Egypt Presidential Election 2012: Mohammed Morsi, Ahmed Shafiq In Run-Off Vote
By Shaimaa Fayed and Dina Zayed
CAIRO, May 28 (Reuters) – Egypt’s electoral committee declared on Monday that a run-off for the presidency would pit a Muslim Brother against a former ally of deposed leader Hosni Mubarak, but one losing candidate rejected the outcome of a “dishonest” vote.
The committee confirmed that the Brotherhood’s Mohamed Mursi and ex-air force chief Ahmed Shafiq had proceeded to the second round of Egypt’s first genuinely contested presidential vote.
Mursi topped the poll with 24.3 percent of the votes, followed by Shafiq with 23.3 percent. Turnout was 46 percent.

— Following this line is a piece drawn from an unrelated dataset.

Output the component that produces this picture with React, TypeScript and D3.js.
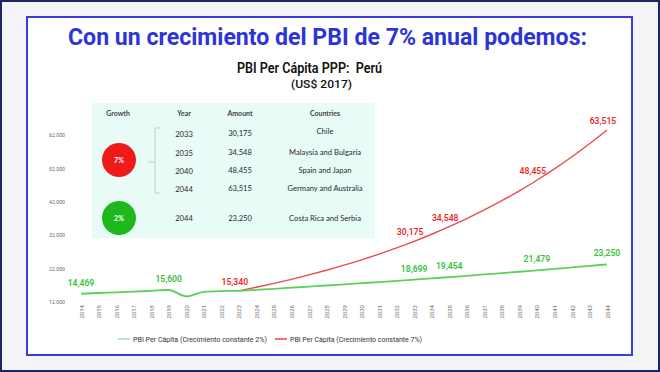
import React, { useEffect, useRef } from 'react';
import * as d3 from 'd3';

// years on the x axis
const years = [2014, 2015, 2016, 2017, 2018, 2019, 2020, 2021, 2022, 2023, 2024, 2025, 2026, 2027, 2028,
    2029, 2030, 2031, 2032, 2033, 2034, 2035, 2036, 2037, 2038, 2039, 2040, 2041, 2042, 2043, 2044];

// PBI per capita, 2% growth (history up to 2023, then projection)
const green = [14469, 14700, 14900, 15120, 15350, 15600, 13700, 15050, 15280, 15340, 15647, 15960, 16279, 16604,
    16937, 17275, 17621, 17973, 18333, 18699, 19073, 19454, 19844, 20241, 20645, 21058, 21479, 21909, 22347,
    22794, 23250];

// 7% growth projection from 2023
const redYears = [2023, 2024, 2025, 2026, 2027, 2028, 2029, 2030, 2031, 2032, 2033, 2034, 2035, 2036, 2037,
    2038, 2039, 2040, 2041, 2042, 2043, 2044];
const red = [15340, 16414, 17563, 18792, 20108, 21515, 23021, 24633, 26357, 28202, 30175, 32288, 34548, 36967,
    39554, 42323, 45286, 48455, 51848, 55477, 59360, 63515];

const greenLabelYears = [2014, 2019, 2033, 2035, 2040, 2044];
const redLabelYears = [2023, 2033, 2035, 2040, 2044];

const yTicks = [12000, 22000, 32000, 42000, 52000, 62000];

// table
const tableHeaders = ['Growth', 'Year', 'Amount', 'Countries'];
const rows7 = [
    { year: '2033', amount: '30,175', countries: 'Chile' },
    { year: '2035', amount: '34,548', countries: 'Malaysia and Bulgaria' },
    { year: '2040', amount: '48,455', countries: 'Spain and Japan' },
    { year: '2044', amount: '63,515', countries: 'Germany and Australia' },
];
const rows2 = [{ year: '2044', amount: '23,250', countries: 'Costa Rica and Serbia' }];

const legendItems = [
    { label: 'PBI Per Cápita (Crecimiento constante 2%)', color: '#9edcc6' },
    { label: 'PBI Per Cápita (Crecimiento constante 7%)', color: '#e8474a' },
];

const GREEN_LINE = '#5bd05b';
const GREEN_TEXT = '#36c236';
const RED_LINE = '#e94b4f';
const RED_TEXT = '#f02626';

const locale = d3.formatLocale({ decimal: ',', thousands: '.', grouping: [3], currency: ['', ''] });
const fmtTick = locale.format(',');
const fmtLabel = d3.format(',');

const Chart = () => {
    const ref = useRef(null);

    useEffect(() => {
        const g = d3.select(ref.current);
        g.selectAll('*').remove();

        const x = d3.scaleLinear().domain([2014, 2044]).range([81, 607]);
        const y = d3.scaleLinear().domain([12000, 62000]).range([302, 135]);

        // y axis
        const gy = g.append('g')
            .attr('transform', 'translate(67,0)')
            .call(d3.axisLeft(y).tickValues(yTicks).tickSize(0).tickPadding(2).tickFormat((d) => fmtTick(d)));
        gy.select('.domain').remove();
        gy.selectAll('text').attr('font-size', 5.2).attr('fill', '#666').attr('font-family', 'Roboto, sans-serif');

        // x axis, labels rotated to read upward
        const gx = g.append('g')
            .attr('transform', 'translate(0,303)')
            .call(d3.axisBottom(x).tickValues(years).tickSize(0).tickFormat((d) => String(d)));
        gx.select('.domain').remove();
        gx.selectAll('.tick text')
            .attr('font-size', 6)
            .attr('fill', '#777')
            .attr('font-family', 'Roboto, sans-serif')
            .attr('text-anchor', 'end')
            .attr('transform', 'rotate(-90)')
            .attr('x', -2)
            .attr('y', 0)
            .attr('dy', '0.35em');

        const line = d3.line().x((d) => x(d[0])).y((d) => y(d[1])).curve(d3.curveMonotoneX);

        g.append('path')
            .datum(redYears.map((yr, i) => [yr, red[i]]))
            .attr('d', line)
            .attr('fill', 'none')
            .attr('stroke', RED_LINE)
            .attr('stroke-width', 1.4);

        g.append('path')
            .datum(years.map((yr, i) => [yr, green[i]]))
            .attr('d', line)
            .attr('fill', 'none')
            .attr('stroke', GREEN_LINE)
            .attr('stroke-width', 1.8);

        g.selectAll('.glabel')
            .data(greenLabelYears)
            .enter()
            .append('text')
            .attr('class', 'glabel')
            .attr('x', (d) => x(d))
            .attr('y', (d) => y(green[years.indexOf(d)]) - 8)
            .attr('text-anchor', 'middle')
            .attr('font-size', 8.6)
            .attr('font-weight', 600)
            .attr('font-family', 'Roboto, sans-serif')
            .attr('fill', GREEN_TEXT)
            .text((d) => fmtLabel(green[years.indexOf(d)]));

        g.selectAll('.rlabel')
            .data(redLabelYears)
            .enter()
            .append('text')
            .attr('class', 'rlabel')
            .attr('x', (d) => x(d) - 4)
            .attr('y', (d) => y(red[redYears.indexOf(d)]) - 6)
            .attr('text-anchor', 'middle')
            .attr('font-size', 8.6)
            .attr('font-weight', 600)
            .attr('font-family', 'Roboto, sans-serif')
            .attr('fill', RED_TEXT)
            .text((d) => fmtLabel(red[redYears.indexOf(d)]));
    }, []);

    return <g ref={ref}></g>;
};

const colX = [118, 184, 240, 325];
const tFont = 'Lato, "Noto Sans", sans-serif';

const Table = () => (
    <g fontFamily={tFont}>
        <rect x={92} y={103} width={283} height={135} fill="#e9fbf7" />
        {tableHeaders.map((h, i) => (
            <text key={h} x={colX[i]} y={115.5} textAnchor="middle" fontSize={7} fontWeight={700} fill="#444">{h}</text>
        ))}
        {rows7.map((r, i) => {
            const yy = [137, 156, 174, 192][i];
            return (
                <g key={r.year + r.amount} fontSize={7.6} fill="#2a2a2a">
                    <text x={colX[1]} y={yy} textAnchor="middle">{r.year}</text>
                    <text x={colX[2]} y={yy - 1} textAnchor="middle">{r.amount}</text>
                    <text x={colX[3]} y={i === 0 ? yy - 3 : yy - 1} textAnchor="middle">{r.countries}</text>
                </g>
            );
        })}
        {rows2.map((r) => (
            <g key={r.amount} fontSize={7.6} fill="#2a2a2a">
                <text x={colX[1]} y={221} textAnchor="middle">{r.year}</text>
                <text x={colX[2]} y={221} textAnchor="middle">{r.amount}</text>
                <text x={colX[3]} y={221} textAnchor="middle">{r.countries}</text>
            </g>
        ))}
        <path d="M160,128 H155 V193 H160 M155,162 H148" fill="none" stroke="#b0d8c4" strokeWidth={1} />
        <circle cx={119} cy={160} r={17} fill="#f01a1a" />
        <text x={119} y={162.5} textAnchor="middle" fontSize={7} fontWeight={700} fill="#fff">7%</text>
        <circle cx={119} cy={218} r={17} fill="#1cb81c" />
        <text x={119} y={220.5} textAnchor="middle" fontSize={7} fontWeight={700} fill="#fff">2%</text>
    </g>
);

const Legend = () => (
    <g fontFamily="Roboto, sans-serif" fontSize={8} fill="#333">
        <line x1={118} x2={130} y1={339} y2={339} stroke={legendItems[0].color} strokeWidth={1.5} />
        <text x={133} y={342} textLength={134} lengthAdjust="spacingAndGlyphs">{legendItems[0].label}</text>
        <line x1={275} x2={287} y1={339} y2={339} stroke={legendItems[1].color} strokeWidth={1.5} />
        <text x={290} y={342} textLength={132} lengthAdjust="spacingAndGlyphs">{legendItems[1].label}</text>
    </g>
);

export default function App() {
    return (
        <svg width={660} height={372} style={{ position: 'fixed', left: 0, top: 0 }}>
            <rect x={0} y={0} width={660} height={372} fill="#f4f4f6" />
            <rect x={1} y={1} width={658} height={370} fill="none" stroke="#1d2563" strokeWidth={2} />
            <rect x={27} y={17} width={605} height={338} fill="#fff" stroke="#3a3ddc" strokeWidth={2} />
            <text x={68} y={45} textLength={519} lengthAdjust="spacingAndGlyphs" fontSize={24} fontWeight={700}
                  fontFamily="Roboto, sans-serif" fill="#2e35d8">Con un crecimiento del PBI de 7% anual podemos:</text>
            <text x={237} y={73} textLength={145} lengthAdjust="spacingAndGlyphs" fontSize={14} fontWeight={600}
                  fontFamily="Roboto, sans-serif" fill="#111" style={{ whiteSpace: 'pre' }}>PBI Per Cápita PPP:  Perú</text>
            <text x={291} y={88} textLength={61} lengthAdjust="spacingAndGlyphs" fontSize={11} fontWeight={500}
                  fontFamily="Roboto, sans-serif" fill="#111">(US$ 2017)</text>
            <Table />
            <Chart />
            <Legend />
        </svg>
    );
}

A Mursi-Shafiq run-off poses an agonising dilemma for many of Egypt’s 50 million voters who are equally wary of Islamist rule or a return to a military-backed authoritarian system.
About half of first-round votes went to candidates somewhere in the middle ground – from leftist firebrand Hamdeen Sabahy, third-placed with 20.4 percent, to moderate Islamist Abdel Moneim Abol Fotouh, with 17.2 percent, and former Arab League secretary-general Amr Moussa, with 10.9 percent.
All three filed complaints about the voting, all of which were rejected by the six judges forming the electoral committee.
The disputes add rancour to an already messy and often bloody transition to democracy since generals took over from Mubarak when a popular uprising forced him out on Feb. 11, 2011.